WHAT IS NEEDED:
Beginning with the first line of the data below, reproduce every line unchanged, ending with the line that holds "import pandas as pd".

RAW DATA:

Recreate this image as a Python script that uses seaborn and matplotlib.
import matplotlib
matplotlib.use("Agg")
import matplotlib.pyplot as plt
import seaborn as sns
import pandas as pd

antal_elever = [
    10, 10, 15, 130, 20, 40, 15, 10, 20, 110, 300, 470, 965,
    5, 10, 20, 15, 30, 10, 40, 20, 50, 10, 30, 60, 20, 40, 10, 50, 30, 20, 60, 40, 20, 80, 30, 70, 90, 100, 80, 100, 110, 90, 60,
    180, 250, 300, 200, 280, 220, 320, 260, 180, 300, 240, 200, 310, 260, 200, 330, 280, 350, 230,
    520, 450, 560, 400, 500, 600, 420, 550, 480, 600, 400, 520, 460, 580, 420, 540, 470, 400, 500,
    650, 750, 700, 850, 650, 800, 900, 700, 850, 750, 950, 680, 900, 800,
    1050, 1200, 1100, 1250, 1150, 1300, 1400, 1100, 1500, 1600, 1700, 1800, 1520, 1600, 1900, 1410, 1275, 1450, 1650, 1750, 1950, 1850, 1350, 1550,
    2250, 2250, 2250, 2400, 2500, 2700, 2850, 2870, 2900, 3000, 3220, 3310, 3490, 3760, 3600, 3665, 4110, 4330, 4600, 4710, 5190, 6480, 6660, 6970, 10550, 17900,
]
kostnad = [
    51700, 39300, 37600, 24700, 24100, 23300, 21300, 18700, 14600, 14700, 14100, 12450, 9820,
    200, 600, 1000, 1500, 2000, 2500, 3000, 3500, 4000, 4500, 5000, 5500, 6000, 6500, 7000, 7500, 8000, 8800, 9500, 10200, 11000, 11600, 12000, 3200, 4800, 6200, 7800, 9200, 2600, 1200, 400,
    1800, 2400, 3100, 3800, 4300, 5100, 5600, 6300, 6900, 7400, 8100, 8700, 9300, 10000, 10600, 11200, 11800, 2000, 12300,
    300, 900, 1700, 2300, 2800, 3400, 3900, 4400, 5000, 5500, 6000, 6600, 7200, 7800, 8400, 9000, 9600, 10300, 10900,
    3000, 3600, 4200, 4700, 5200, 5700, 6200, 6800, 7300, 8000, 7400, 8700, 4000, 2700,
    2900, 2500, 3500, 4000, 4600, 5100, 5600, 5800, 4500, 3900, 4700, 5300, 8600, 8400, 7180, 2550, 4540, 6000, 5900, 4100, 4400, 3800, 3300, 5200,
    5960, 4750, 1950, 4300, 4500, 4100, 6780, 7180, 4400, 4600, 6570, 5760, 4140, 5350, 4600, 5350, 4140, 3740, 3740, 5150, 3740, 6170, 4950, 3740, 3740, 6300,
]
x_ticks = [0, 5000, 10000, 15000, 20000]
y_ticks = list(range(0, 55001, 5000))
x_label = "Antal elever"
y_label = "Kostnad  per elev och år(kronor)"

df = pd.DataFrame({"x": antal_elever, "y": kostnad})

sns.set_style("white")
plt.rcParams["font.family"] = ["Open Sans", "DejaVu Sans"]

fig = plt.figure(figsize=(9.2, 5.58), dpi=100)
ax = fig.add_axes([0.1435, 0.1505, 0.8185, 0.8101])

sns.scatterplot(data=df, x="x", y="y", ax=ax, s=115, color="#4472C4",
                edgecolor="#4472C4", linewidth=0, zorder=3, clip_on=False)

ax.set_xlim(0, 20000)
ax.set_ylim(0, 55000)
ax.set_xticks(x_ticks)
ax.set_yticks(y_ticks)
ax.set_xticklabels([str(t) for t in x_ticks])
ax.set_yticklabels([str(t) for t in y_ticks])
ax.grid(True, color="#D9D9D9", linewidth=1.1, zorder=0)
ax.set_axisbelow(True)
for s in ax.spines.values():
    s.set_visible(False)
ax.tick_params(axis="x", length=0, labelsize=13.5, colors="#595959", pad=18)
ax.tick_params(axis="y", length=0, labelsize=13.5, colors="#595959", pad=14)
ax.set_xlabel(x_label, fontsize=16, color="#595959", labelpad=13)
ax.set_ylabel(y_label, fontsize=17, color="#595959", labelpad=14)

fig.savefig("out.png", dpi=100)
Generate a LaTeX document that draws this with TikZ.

OUTPUT FOR THIS EXERCISE:
Recreate this image as a Python script that uses seaborn and matplotlib.
import matplotlib
matplotlib.use("Agg")
import matplotlib.pyplot as plt
import seaborn as sns
import pandas as pd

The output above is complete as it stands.